## Exercise description
Without including any images, repeat the data exactly.

## Material
******************************

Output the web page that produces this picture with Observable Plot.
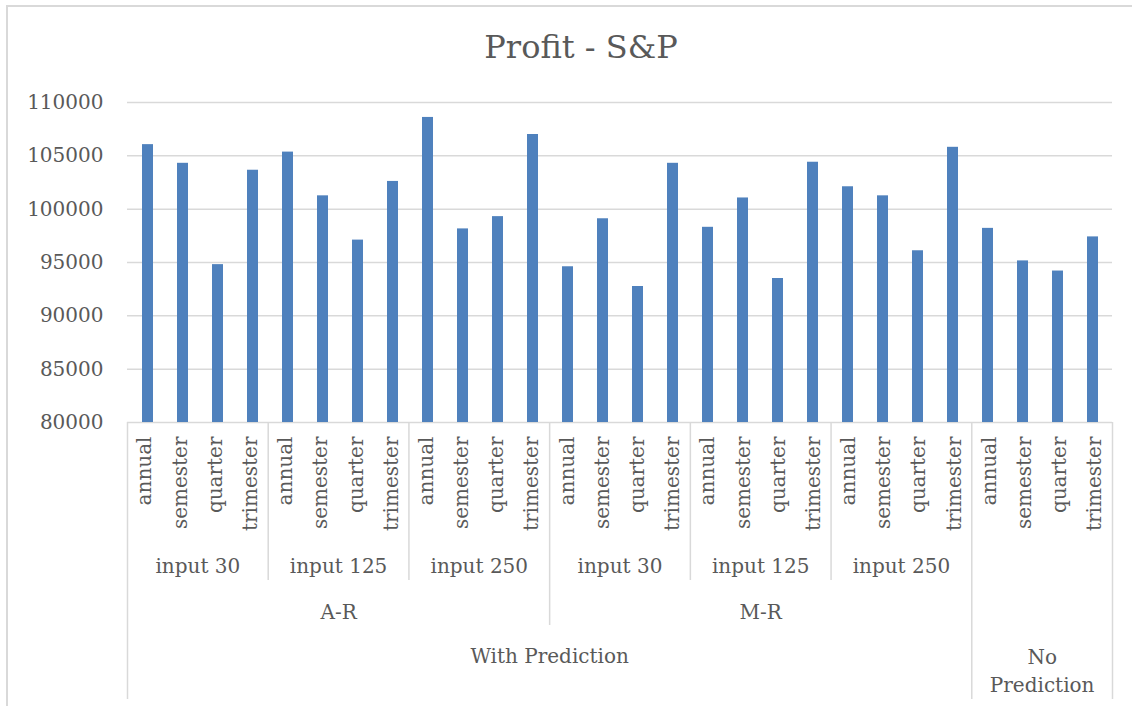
<!DOCTYPE html>
<html><head><meta charset="utf-8">
<script src="https://cdn.jsdelivr.net/npm/d3@7"></script>
<script src="https://cdn.jsdelivr.net/npm/@observablehq/plot@0.6"></script>
<style>
body{margin:0;background:#fff;}
#chart{position:relative;width:1132px;height:706px;overflow:hidden;font-family:"DejaVu Serif";color:#595959;background:#fff;}
#frame{position:absolute;left:6px;top:5px;width:1300px;height:900px;border:2px solid #d9d9d9;box-sizing:border-box}
#title{position:absolute;left:0;top:29px;width:1162px;text-align:center;font-size:32px;line-height:37px;white-space:nowrap}
#main{position:absolute;left:0;top:80px}
#axis{position:absolute;left:0;top:422px}
</style></head><body>
<div id="chart"><div id="frame"></div><div id="title">Profit - S&amp;P</div><div id="main"></div><div id="axis"></div></div>
<script>
const periods = ["annual", "semester", "quarter", "trimester"];
const inputs = ["input 30", "input 125", "input 250", "input 30", "input 125", "input 250", ""];
const models = ["A-R", "A-R", "A-R", "M-R", "M-R", "M-R", ""];
const predictions = ["With Prediction", "With Prediction", "With Prediction", "With Prediction", "With Prediction", "With Prediction", "No Prediction"];
const profit = [
  106050, 104300, 94800, 103650,
  105350, 101250, 97100, 102600,
  108600, 98150, 99300, 107000,
  94600, 99100, 92750, 104300,
  98300, 101050, 93500, 104400,
  102100, 101250, 96100, 105800,
  98200, 95150, 94200, 97400
];
const yTicks = [80000, 85000, 90000, 95000, 100000, 105000, 110000];

const rows = profit.map((v, i) => {
  const g = Math.floor(i / periods.length);
  return {i, key: String(i), period: periods[i % periods.length], input: inputs[g], model: models[g], prediction: predictions[g], value: v};
});

const ink = "#595959", grid = "#d9d9d9";
const common = {width: 1132, marginLeft: 127, marginRight: 20,
  style: {fontFamily: "DejaVu Serif", fontSize: "20px", color: ink, background: "transparent", overflow: "visible"}};

const main = Plot.plot({
  ...common, height: 342, marginTop: 22, marginBottom: 0,
  x: {type: "band", domain: rows.map(d => d.key), padding: 0, axis: null},
  y: {domain: [yTicks[0], yTicks[yTicks.length - 1]]},
  marks: [
    Plot.ruleY(yTicks, {stroke: grid, strokeWidth: 1.5}),
    Plot.axisY({ticks: yTicks, tickSize: 0, tickPadding: 24, tickFormat: d3.format("d"), fontSize: 20, fill: ink, label: null}),
    Plot.barY(rows, {x: "key", y: "value", fill: "#4f81bd", insetLeft: 12, insetRight: 12, clip: true})
  ]
});
document.getElementById("main").appendChild(main);

// hierarchical category axis
function runs(keyFn, labelFn) {
  const out = [];
  rows.forEach((d, i) => {
    const k = keyFn(d), last = out[out.length - 1];
    if (last && last.k === k && last.end === i) last.end = i + 1;
    else out.push({k, label: labelFn(d), start: i, end: i + 1});
  });
  return out.filter(r => r.label);
}
const inputRuns = runs(d => d.prediction + d.model + d.input, d => d.input);
const modelRuns = runs(d => d.prediction + d.model, d => d.model);
const predRuns = runs(d => d.prediction, d => d.prediction);

const depthInput = 158, depthModel = 203, depthFull = 277;
const bounds = [];
for (let b = 0; b <= rows.length; b++) {
  const a = rows[b - 1], c = rows[b];
  let depth = 0;
  if (!a || !c || a.prediction !== c.prediction) depth = depthFull;
  else if (a.model !== c.model) depth = depthModel;
  else if (a.input !== c.input) depth = depthInput;
  if (depth) bounds.push({b, depth});
}

const predSingle = predRuns.filter(r => r.end - r.start > 4);
const predWrapped = predRuns.filter(r => r.end - r.start <= 4).map(r => ({...r, label: r.label.replace(" ", "\n")}));

const axis = Plot.plot({
  ...common, height: 284, marginTop: 0, marginBottom: 0,
  x: {type: "linear", domain: [0, rows.length], axis: null},
  y: {type: "linear", domain: [0, 284], range: [0, 284], axis: null},
  marks: [
    Plot.ruleX(bounds, {x: "b", y1: 0, y2: "depth", stroke: grid, strokeWidth: 1.5}),
    Plot.text(rows, {x: d => d.i + 0.5, frameAnchor: "top", dy: 14, text: "period", rotate: -90, textAnchor: "end", lineAnchor: "middle", fill: ink, fontSize: 20}),
    Plot.text(inputRuns, {x: d => (d.start + d.end) / 2, frameAnchor: "top", dy: 144, text: "label", lineAnchor: "middle", fill: ink, fontSize: 20}),
    Plot.text(modelRuns, {x: d => (d.start + d.end) / 2, frameAnchor: "top", dy: 190, text: "label", lineAnchor: "middle", fill: ink, fontSize: 20}),
    Plot.text(predSingle, {x: d => (d.start + d.end) / 2, frameAnchor: "top", dy: 234, text: "label", lineAnchor: "middle", fill: ink, fontSize: 20}),
    Plot.text(predWrapped, {x: d => (d.start + d.end) / 2, frameAnchor: "top", dy: 247, text: "label", lineAnchor: "middle", lineHeight: 1.4, fill: ink, fontSize: 20})
  ]
});
document.getElementById("axis").appendChild(axis);
</script>
</body></html>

******************************

## Result for this exercise
Output the web page that produces this picture with Observable Plot.
<!DOCTYPE html>
<html><head><meta charset="utf-8">
<script src="https://cdn.jsdelivr.net/npm/d3@7"></script>
<script src="https://cdn.jsdelivr.net/npm/@observablehq/plot@0.6"></script>
<style>
body{margin:0;background:#fff;}
#chart{position:relative;width:1132px;height:706px;overflow:hidden;font-family:"DejaVu Serif";color:#595959;background:#fff;}
#frame{position:absolute;left:6px;top:5px;width:1300px;height:900px;border:2px solid #d9d9d9;box-sizing:border-box}
#title{position:absolute;left:0;top:29px;width:1162px;text-align:center;font-size:32px;line-height:37px;white-space:nowrap}
#main{position:absolute;left:0;top:80px}
#axis{position:absolute;left:0;top:422px}
</style></head><body>
<div id="chart"><div id="frame"></div><div id="title">Profit - S&amp;P</div><div id="main"></div><div id="axis"></div></div>
<script>
const periods = ["annual", "semester", "quarter", "trimester"];
const inputs = ["input 30", "input 125", "input 250", "input 30", "input 125", "input 250", ""];
const models = ["A-R", "A-R", "A-R", "M-R", "M-R", "M-R", ""];
const predictions = ["With Prediction", "With Prediction", "With Prediction", "With Prediction", "With Prediction", "With Prediction", "No Prediction"];
const profit = [
  106050, 104300, 94800, 103650,
  105350, 101250, 97100, 102600,
  108600, 98150, 99300, 107000,
  94600, 99100, 92750, 104300,
  98300, 101050, 93500, 104400,
  102100, 101250, 96100, 105800,
  98200, 95150, 94200, 97400
];
const yTicks = [80000, 85000, 90000, 95000, 100000, 105000, 110000];

const rows = profit.map((v, i) => {
  const g = Math.floor(i / periods.length);
  return {i, key: String(i), period: periods[i % periods.length], input: inputs[g], model: models[g], prediction: predictions[g], value: v};
});

const ink = "#595959", grid = "#d9d9d9";
const common = {width: 1132, marginLeft: 127, marginRight: 20,
  style: {fontFamily: "DejaVu Serif", fontSize: "20px", color: ink, background: "transparent", overflow: "visible"}};

const main = Plot.plot({
  ...common, height: 342, marginTop: 22, marginBottom: 0,
  x: {type: "band", domain: rows.map(d => d.key), padding: 0, axis: null},
  y: {domain: [yTicks[0], yTicks[yTicks.length - 1]]},
  marks: [
    Plot.ruleY(yTicks, {stroke: grid, strokeWidth: 1.5}),
    Plot.axisY({ticks: yTicks, tickSize: 0, tickPadding: 24, tickFormat: d3.format("d"), fontSize: 20, fill: ink, label: null}),
    Plot.barY(rows, {x: "key", y: "value", fill: "#4f81bd", insetLeft: 12, insetRight: 12, clip: true})
  ]
});
document.getElementById("main").appendChild(main);

// hierarchical category axis
function runs(keyFn, labelFn) {
  const out = [];
  rows.forEach((d, i) => {
    const k = keyFn(d), last = out[out.length - 1];
    if (last && last.k === k && last.end === i) last.end = i + 1;
    else out.push({k, label: labelFn(d), start: i, end: i + 1});
  });
  return out.filter(r => r.label);
}
const inputRuns = runs(d => d.prediction + d.model + d.input, d => d.input);
const modelRuns = runs(d => d.prediction + d.model, d => d.model);
const predRuns = runs(d => d.prediction, d => d.prediction);

const depthInput = 158, depthModel = 203, depthFull = 277;
const bounds = [];
for (let b = 0; b <= rows.length; b++) {
  const a = rows[b - 1], c = rows[b];
  let depth = 0;
  if (!a || !c || a.prediction !== c.prediction) depth = depthFull;
  else if (a.model !== c.model) depth = depthModel;
  else if (a.input !== c.input) depth = depthInput;
  if (depth) bounds.push({b, depth});
}

const predSingle = predRuns.filter(r => r.end - r.start > 4);
const predWrapped = predRuns.filter(r => r.end - r.start <= 4).map(r => ({...r, label: r.label.replace(" ", "\n")}));

const axis = Plot.plot({
  ...common, height: 284, marginTop: 0, marginBottom: 0,
  x: {type: "linear", domain: [0, rows.length], axis: null},
  y: {type: "linear", domain: [0, 284], range: [0, 284], axis: null},
  marks: [
    Plot.ruleX(bounds, {x: "b", y1: 0, y2: "depth", stroke: grid, strokeWidth: 1.5}),
    Plot.text(rows, {x: d => d.i + 0.5, frameAnchor: "top", dy: 14, text: "period", rotate: -90, textAnchor: "end", lineAnchor: "middle", fill: ink, fontSize: 20}),
    Plot.text(inputRuns, {x: d => (d.start + d.end) / 2, frameAnchor: "top", dy: 144, text: "label", lineAnchor: "middle", fill: ink, fontSize: 20}),
    Plot.text(modelRuns, {x: d => (d.start + d.end) / 2, frameAnchor: "top", dy: 190, text: "label", lineAnchor: "middle", fill: ink, fontSize: 20}),
    Plot.text(predSingle, {x: d => (d.start + d.end) / 2, frameAnchor: "top", dy: 234, text: "label", lineAnchor: "middle", fill: ink, fontSize: 20}),
    Plot.text(predWrapped, {x: d => (d.start + d.end) / 2, frameAnchor: "top", dy: 247, text: "label", lineAnchor: "middle", lineHeight: 1.4, fill: ink, fontSize: 20})
  ]
});
document.getElementById("axis").appendChild(axis);
</script>
</body></html>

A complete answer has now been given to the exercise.